Residents were also suspicious of the nature of the space.

Ofshtein, a Midwood lawyer who spent a decade in the food service industry during college and law school, assured residents that the space would indeed be a “high-end, Manhattan-style” restaurant and nothing more.

But MySpace and Facebook pages for the eatery boasted live music and bottle service. On the MySpace page, many of Prime 6’s 300 friends are sultry women in suggestive poses. The Facebook page for the space appears to have been removed.

Ofshtein, however, denied any involvement in either of the sites, saying that they were designed by an independent business. Though the exact details of the space are not yet worked out, he said it would either be a steakhouse or a “California kitchen.”

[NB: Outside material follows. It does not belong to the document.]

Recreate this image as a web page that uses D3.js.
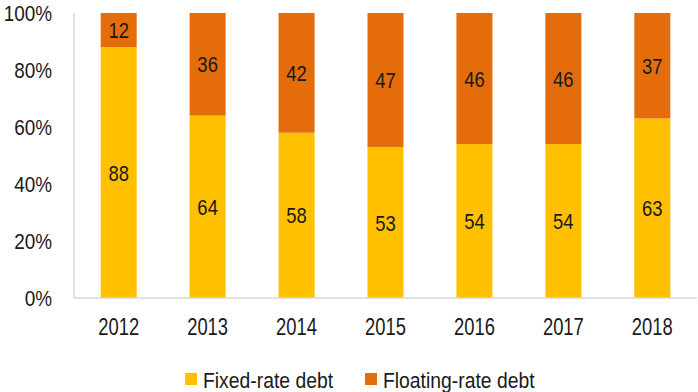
<!DOCTYPE html>
<html>
<head>
<meta charset="utf-8">
<script src="https://cdn.jsdelivr.net/npm/d3@7"></script>
<style>
  html, body { margin: 0; padding: 0; background: #fff; }
  svg text { font-family: "Liberation Sans", Arial, sans-serif; fill: #1a1a1a; }
</style>
</head>
<body>
<svg id="chart" width="698" height="392"></svg>
<script>
// Share of debt by rate type (%)
const years = ["2012", "2013", "2014", "2015", "2016", "2017", "2018"];
const fixedRate = [88, 64, 58, 53, 54, 54, 63];
const floatingRate = [12, 36, 42, 47, 46, 46, 37];
const yTicks = [0, 20, 40, 60, 80, 100];
const seriesNames = ["Fixed-rate debt", "Floating-rate debt"];
const seriesColors = ["#FFC000", "#E46C0A"];

const svg = d3.select("#chart");
const margin = { left: 74, right: 1, top: 13, bottom: 94 };
const W = 698, H = 392;

const x = d3.scaleBand().domain(years).range([margin.left, W - margin.right]).paddingInner(0.595).paddingOuter(0.3);
const y = d3.scaleLinear().domain([0, 100]).range([H - margin.bottom, margin.top]);

// Text placed at (px, py) and narrowed horizontally by sx
function label(sel, px, py, sx, size, anchor, str) {
  return sel.append("text")
    .attr("transform", `translate(${px},${py}) scale(${sx},1)`)
    .attr("dy", "0.36em")
    .attr("text-anchor", anchor)
    .attr("font-size", size)
    .text(str);
}

const rows = years.map((yr, i) => ({ year: yr, fixed: fixedRate[i], floating: floatingRate[i] }));
const layers = d3.stack().keys(["fixed", "floating"])(rows);

// Stacked bars with value labels centred in each segment
const g = svg.append("g");
layers.forEach((layer, li) => {
  g.selectAll(null).data(layer).enter().append("rect")
    .attr("x", d => x(d.data.year))
    .attr("width", x.bandwidth())
    .attr("y", d => y(d[1]))
    .attr("height", d => y(d[0]) - y(d[1]))
    .attr("fill", seriesColors[li]);
  layer.forEach(d => {
    label(g, x(d.data.year) + x.bandwidth() / 2, (y(d[0]) + y(d[1])) / 2, 0.82, 22.5, "middle", d[1] - d[0]);
  });
});

// Axis lines
svg.append("line")
  .attr("x1", margin.left).attr("x2", margin.left)
  .attr("y1", y(100)).attr("y2", y(0))
  .attr("stroke", "#d9d9d9").attr("stroke-width", 1.5);
svg.append("line")
  .attr("x1", margin.left).attr("x2", W - margin.right)
  .attr("y1", y(0)).attr("y2", y(0))
  .attr("stroke", "#d9d9d9").attr("stroke-width", 1.5);

// Y tick labels
const yg = svg.append("g");
yTicks.forEach(t => label(yg, 52, y(t), 0.86, 22, "end", t + "%"));

// X tick labels
const xg = svg.append("g");
years.forEach(yr => label(xg, x(yr) + x.bandwidth() / 2, 327, 0.8, 23, "middle", yr));

// Legend
const legendX = [185, 365];
const lg = svg.append("g");
seriesNames.forEach((name, i) => {
  lg.append("rect")
    .attr("x", legendX[i]).attr("y", 373)
    .attr("width", 12).attr("height", 12)
    .attr("fill", seriesColors[i]);
  label(lg, legendX[i] + 18, 380, 0.86, 22.5, "start", name);
});
</script>
</body>
</html>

Community Board 6 will reconsider the matter in a month, after it first gives Ofshtein a chance to reconcile some of the community’s concerns.

It is unclear, however, what impact the community board can even have now that the liquor licenses for the space have already been granted. Prime 6 will still need the Department of Buildings to sign off on the plans, which an increase in occupancy for a total occupancy of 230 people.

After the meeting, Ofshtein said he is willing to at least consider some of the suggestions from the community.

“The majority of the issues that around tonight are new to me, so I’d like some time to think about them,” said Ofshtein.

“We came to this meeting with no idea there were these sentiments,” added Karp.